Financial Planning and Analysis

Do You Get Points for Paying Bills With a Credit Card?

Maximize your credit card rewards by strategically paying bills. Understand the benefits and pitfalls to make informed financial decisions.

Paying household and personal bills is a regular part of financial life. Earning rewards like points, cashback, or miles by using a credit card for these routine expenses can be appealing. This approach transforms necessary spending into a potential source of value, provided certain considerations are carefully evaluated.

Types of Bills Eligible for Credit Card Payments

Many common household and personal bills are eligible for credit card payments. This includes utility bills for services like electricity, gas, and water, as well as internet, phone, and cable television services. Streaming subscriptions and insurance premiums for auto, home, or health policies are also frequently payable by credit card. Paying these recurring charges with a credit card allows consumers to consolidate spending and earn rewards on a portion of their monthly expenditures.

Eligibility to pay with a credit card varies by biller and their payment processing capabilities. While many service providers accept credit cards, some may require alternative payment methods like direct bank account transfers. Rent and mortgage payments, for example, are less commonly accepted directly by landlords or lenders via credit card, though third-party services can sometimes facilitate these transactions. Paying taxes with a credit card is often possible, but involves additional fees.

Methods for Paying Bills with a Credit Card

Several methods exist for paying bills with a credit card. The most straightforward approach involves direct payment through the biller’s official website or online portal. Many companies, particularly for utilities, telecommunications, and streaming services, provide an option to input credit card details directly for one-time or recurring payments. This integrates payment directly with the service provider.

Third-party payment services facilitate credit card payments for bills that might not otherwise accept them. Platforms like Plastiq allow users to pay various bills, including rent, by charging their credit card; the service then remits payment to the biller via check or electronic transfer. These services expand payment options but often come with fee structures. Some credit card issuers or banks also offer bill pay services linked to your credit card, providing another centralized way to manage payments.

Evaluating Credit Card Payment Fees

Additional fees are a key consideration when paying bills with a credit card. Many billers or third-party payment processors impose a “convenience fee” or “transaction fee” for credit card payments. These fees offset merchant costs for credit card processing, ranging from 2% to 4% of the transaction. Some fees are a flat rate, while others are a percentage of the payment. Utility companies might charge a flat fee ($1.50-$5.85) or a percentage (1.75%-2.9%) for third-party services.

Before making a payment, identify any associated fees and calculate whether rewards earned will exceed these charges.
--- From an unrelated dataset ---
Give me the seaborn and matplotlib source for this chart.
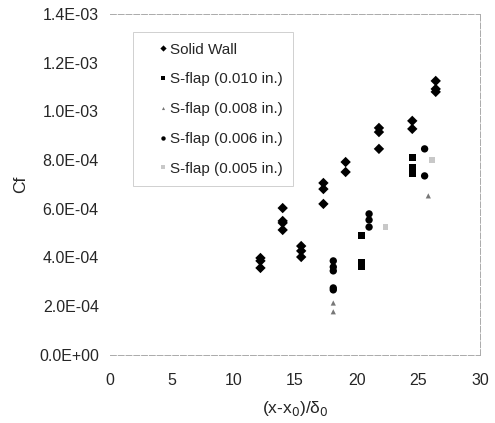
import pandas as pd
import numpy as np
import matplotlib
matplotlib.use("Agg")
import matplotlib.pyplot as plt
from matplotlib.ticker import FuncFormatter
import seaborn as sns

# Skin friction data
solid_x = [12.2, 12.2, 12.2, 14.0, 14.0, 14.0, 14.0, 15.5, 15.5, 15.5,
           17.3, 17.3, 17.3, 19.1, 19.1, 21.8, 21.8, 21.8, 24.5, 24.5,
           26.4, 26.4, 26.4]
solid_cf = [0.398e-3, 0.386e-3, 0.357e-3, 0.603e-3, 0.550e-3, 0.542e-3, 0.513e-3,
            0.447e-3, 0.427e-3, 0.402e-3, 0.706e-3, 0.681e-3, 0.620e-3,
            0.792e-3, 0.751e-3, 0.932e-3, 0.915e-3, 0.846e-3, 0.961e-3, 0.928e-3,
            1.125e-3, 1.092e-3, 1.080e-3]

flap010_x = [20.35, 20.35, 20.35, 24.5, 24.5, 24.5]
flap010_cf = [0.489e-3, 0.378e-3, 0.365e-3, 0.809e-3, 0.768e-3, 0.747e-3]

flap008_x = [18.1, 18.1, 25.8]
flap008_cf = [0.213e-3, 0.177e-3, 0.653e-3]

flap006_x = [18.1, 18.1, 18.1, 18.1, 18.1, 21.0, 21.0, 21.0, 25.5, 25.5]
flap006_cf = [0.386e-3, 0.361e-3, 0.345e-3, 0.275e-3, 0.267e-3,
              0.579e-3, 0.554e-3, 0.525e-3, 0.846e-3, 0.735e-3]

flap005_x = [22.3, 26.1]
flap005_cf = [0.525e-3, 0.800e-3]

series_names = ["Solid Wall", "S-flap (0.010 in.)", "S-flap (0.008 in.)",
                "S-flap (0.006 in.)", "S-flap (0.005 in.)"]

frames = []
for name, xs, ys in zip(series_names,
                        [solid_x, flap010_x, flap008_x, flap006_x, flap005_x],
                        [solid_cf, flap010_cf, flap008_cf, flap006_cf, flap005_cf]):
    frames.append(pd.DataFrame({"x": xs, "cf": ys, "series": name}))
df = pd.concat(frames, ignore_index=True)

sns.set_style("white")
plt.rcParams['font.family'] = ['Liberation Sans', 'DejaVu Sans']

fig = plt.figure(figsize=(4.95, 4.23), dpi=100)
ax = fig.add_axes([0.222, 0.161, 0.748, 0.806])

markers = {"Solid Wall": "D", "S-flap (0.010 in.)": "s", "S-flap (0.008 in.)": "^",
           "S-flap (0.006 in.)": "o", "S-flap (0.005 in.)": "s"}
palette = {"Solid Wall": "black", "S-flap (0.010 in.)": "black",
           "S-flap (0.008 in.)": "#777777", "S-flap (0.006 in.)": "black",
           "S-flap (0.005 in.)": "#c8c8c8"}
sizes = {"Solid Wall": 28, "S-flap (0.010 in.)": 26, "S-flap (0.008 in.)": 14,
         "S-flap (0.006 in.)": 28, "S-flap (0.005 in.)": 14}

sns.scatterplot(data=df, x="x", y="cf", hue="series", style="series",
                size="series", sizes=sizes, markers=markers, palette=palette,
                hue_order=series_names, style_order=series_names,
                size_order=series_names, edgecolor="none", ax=ax)

ax.set_xlim(0, 30)
ax.set_ylim(0, 1.4e-3)
ax.set_xticks([0, 5, 10, 15, 20, 25, 30])
ax.set_yticks(np.arange(0, 1.41e-3, 0.2e-3))
ax.yaxis.set_major_formatter(FuncFormatter(lambda v, p: f"{v:.1E}"))
ax.tick_params(labelsize=11.5, length=3, color="#999999")
ax.tick_params(axis="x", pad=10)
ax.tick_params(axis="y", pad=5)
ax.set_xlabel("(x-x$_0$)/δ$_0$", fontsize=12.5, labelpad=8)
ax.set_ylabel("Cf", fontsize=12.5, labelpad=8)

for side in ["top", "right", "bottom"]:
    ax.spines[side].set_color("#aaaaaa")
    ax.spines[side].set_linewidth(0.7)
    ax.spines[side].set_linestyle((0, (6, 2)))
ax.spines["left"].set_visible(False)

leg = ax.legend(loc="upper left", bbox_to_anchor=(0.062, 0.947), fontsize=11,
                frameon=True, fancybox=False, labelspacing=1.03,
                handlelength=2.6, handletextpad=-0.9, markerscale=0.6,
                borderpad=0.7, borderaxespad=0)
leg.get_frame().set_edgecolor("#bbbbbb")
leg.get_frame().set_linewidth(0.6)

fig.savefig("out.png", dpi=100)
If a biller charges a 2.5% convenience fee, but your credit card only offers 1% cashback on that category of spending, you would effectively lose money. The goal is to ensure a positive net benefit after accounting for fees. This prevents the cost of paying with a credit card from outweighing rewards gained.

Strategies for Maximizing Rewards

Strategic planning optimizes earning points or cashback when paying bills with a credit card. A primary strategy is selecting a credit card that offers elevated rewards on specific spending categories relevant to your bills. Some cards provide bonus rewards, such as 5% cashback, on categories like utilities, internet, phone, or streaming services, often on a rotating quarterly basis or as a fixed benefit. Aligning bill payments with these bonus categories increases reward accumulation.

Setting up automated payments for recurring bills on a rewards credit card ensures timely payments and consistent reward earning. This helps avoid late fees and builds a positive payment history, benefiting your credit profile. Regular monitoring of credit card statements and reward balances is important to track rewards earned against fees paid, verifying the financial advantage. This ensures the strategy remains financially advantageous.